With that in mind, I delved into Hamilton’s study, which is based on a range of sources and surveys including Roy Morgan research.
So who does listen to Alan Jones?
Firstly, they’re old.
“The typical Jones listener is an older Australian – 68% per cent are over 50,” says Hamilton in his report.
Secondly, they’re retiree-battlers.
According to Hamilton his listeners tend to be concentrated into two groups: “pensioners and others with incomes around the average”.
Thirdly, they are god-fearing.
“Only 10% of Jones listeners say they have no religious affiliation compared to 26% of other Australians”.
Fourthly, they vote for the Coalition.
75% of his listeners supported the ruling Coalition government at the time.
Fifthly, they’re disgruntled.
More than three quarters (77%) of his listeners believe that the fundamental values of Australian society are under threat compared to 66% of all Australians” and they believe that crime is getting worse.
As for the racist element, according to Hamilton’s report Alan Jones listeners are “less likely to believe that Aboriginal culture is an essential component of Australian society”.
Those with long memories may recall that in 1993 Alan Jones described the choice of aboriginal musician Mandawuy Yunupingu, the lead singer of Yothu Yindi as Australian of the Year as an ‘insult’ and claimed that Yunupingu only received the award because he is black.
And who can forget his comments that many claim incited the Cronulla riots including remarks like: “We don’t have Anglo-Saxon kids out there raping women in western Sydney”.
Delve further into the research and more conservative streaks emerge.
Only 13% of his listeners believe that gay couples should be allowed to adopt children (the national average in 2006 was 37%) and nearly 50% believe that homosexuality is immoral – findings that must surely sit uncomfortably with Jones, given questions over his own sexuality.
The research also finds that Alan Jones shows incredible favourable bias towards the Liberal and National Parties, while criticising almost every policy from Labor.
A bias that has clearly not shifted one iota between 2006 and October 2012, given the parade of Coalition politicians who appear regularly on his show.
Despite his audience representing a small, polarised section of Australian society, Alan Jones still seems to think that his audience represents the views of all Australians.
And that’s because they’re so much like him – just with smaller egos and a lot less money.
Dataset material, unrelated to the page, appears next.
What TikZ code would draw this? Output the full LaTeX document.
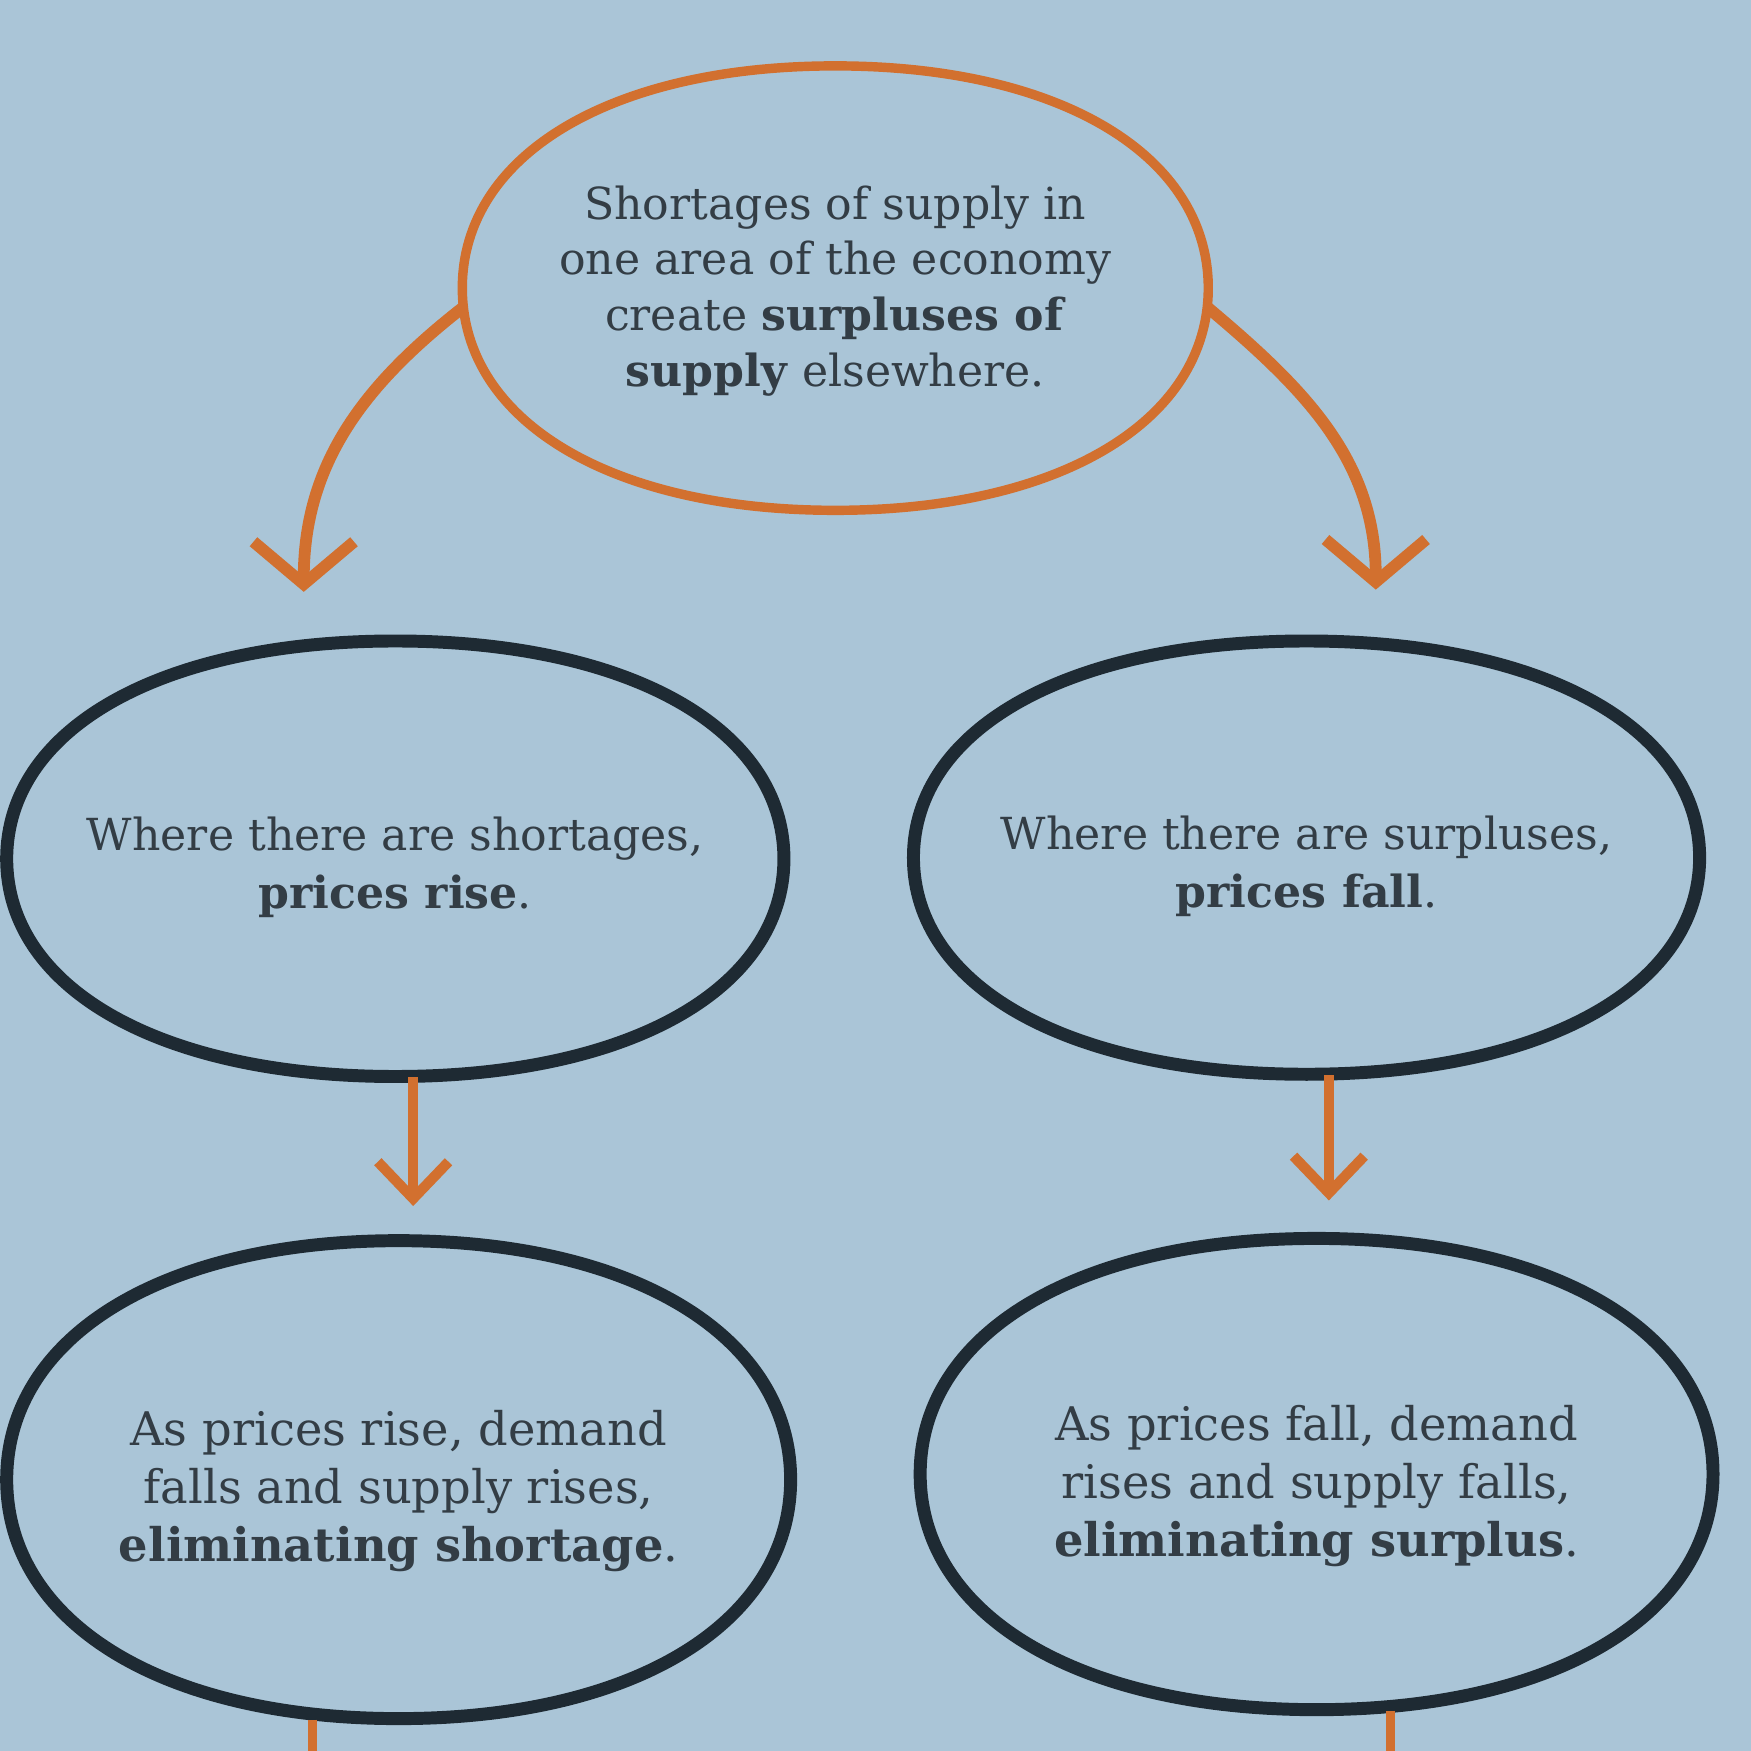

Perhaps one day he will acknowledge that who actually listens to his show are grumpy old white men living on the Western outskirts of Sydney, who ring in to his show to tell him the country is going to the dogs every time someone with a darker shade of skin colour or foreign accent moves into their neighbourhood.
But I doubt it.
Just recently he ran a poll on 2GB asking whether the massive irrigation farm, Cubbie Station in Queensland, should be sold to Chinese interests.
Not surprisingly, the vote was 99% against the sale.
I listened to a bit of the commentary that followed:
“Julia Gillard, Wayne Swan…they couldn’t care less,” said Jones.
“You’ve got dopes running Canberra,” he added.
And so thinking of an image that best sums up the Alan Jones listener audience, I thought of the poster for the movie “Being John Malkovich”.
You know the one with all the people holding up a cut-out of John Malkovich in front of their own faces.